Take an ounce of Crystal Tartar, two drachms of powdered compound of Jalap, and half an ounce of Lenitive Electuary 1 with sufficient quantity of simple Syrup to make into a soft Electuary or Lochoch [Linctus]. Label: Laxative Electuary. Two teaspoonfuls in the morning for a dose.

Take an an ounce each of powdered Peruvian Bark --- and Root of Wild Valerian; A drachm of Mustard Seed, an ounce of conserve of orange peel. [Sy?] Simple Syrup, sufficent to make into an Electuary S. Cephalic Electuary, the bigness of a nutmeg twice a day.

W.C.
Edinburgh 1. July 1780 ----

Notes:

1: A 'lenitive' medicine tends 'to allay or soften; mitigating, soothing; gently laxative' OED.

Diplomatic Text

[Page 1]
For Mr Donaldson


I cannot form a favourable prognostic. The present circum¬
stances however are favourable & I hope they will go on.
Nothing is more promising than the recovery of his speech and
senses. The measures you have pursued as judicious so have
they been successful & I think you have great encouragement
to repeat them but before you engage in a new round of
blisters I would advise another bleeding unless you find
circumstances to contra indicate. His bowels are as usual
in such cases, torpid & require a frequent stimulus and I
think there is nothing more necessary than to keep his head
pretty constantly relieved by an open belly. The Tartar E¬
metic
is very proper but the repetition of vomiting is unne¬
cessary & may fatigue. Your Laxative is proper and therefore
you may sometime employ the Laxative ordd. below. In
case of any loss of sense or motion coming upon one of
the limbs while a blister is applied to the other you may
try a plaister of table mustard applied for an hour or two
to the part affected. If this disease persist without re¬
covering you may think of Electricity to the arm orleg
but without going to the head. I hope however you need be
in no haste with this. In the mean time I hope he may
be better for the Cephalic ordd. below.


Cryst, tart. ℥i Pulv. e jal. comp. ʒij. Elect. lenit ℥ſs
Syr. simpl. q.s. ut s. Elect. Ten. s. Lochoch.
S. Laxat. Elect. two tea spoonfuls in the morning for a dose.

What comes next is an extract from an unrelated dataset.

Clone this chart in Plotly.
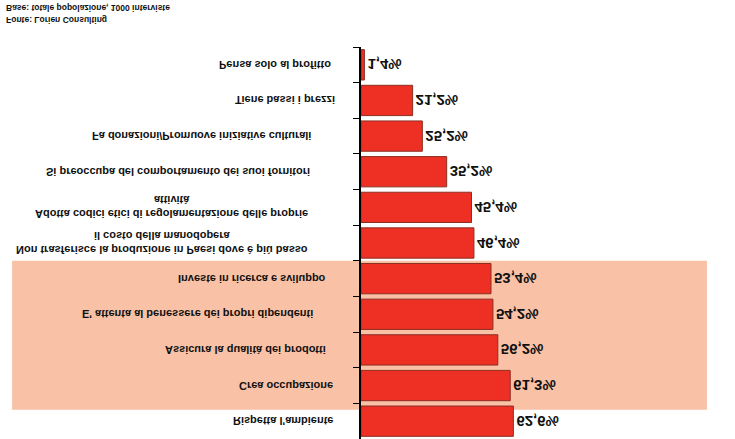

℞ Pulv. cort. Peruvc --- rad. valerian. silvestr. @℥i
Semin. sinap ʒij Conserv. e cort. aurant. ℥i [Sy?]
Syr. simpl. q.s. ut f. Elect.
S. Cephalic Electuary, the bigness of a nutmeg twice a day.

W.C.
Edbr. 1. July 1780 ----

Notes:

1: A 'lenitive' medicine tends 'to allay or soften; mitigating, soothing; gently laxative' OED.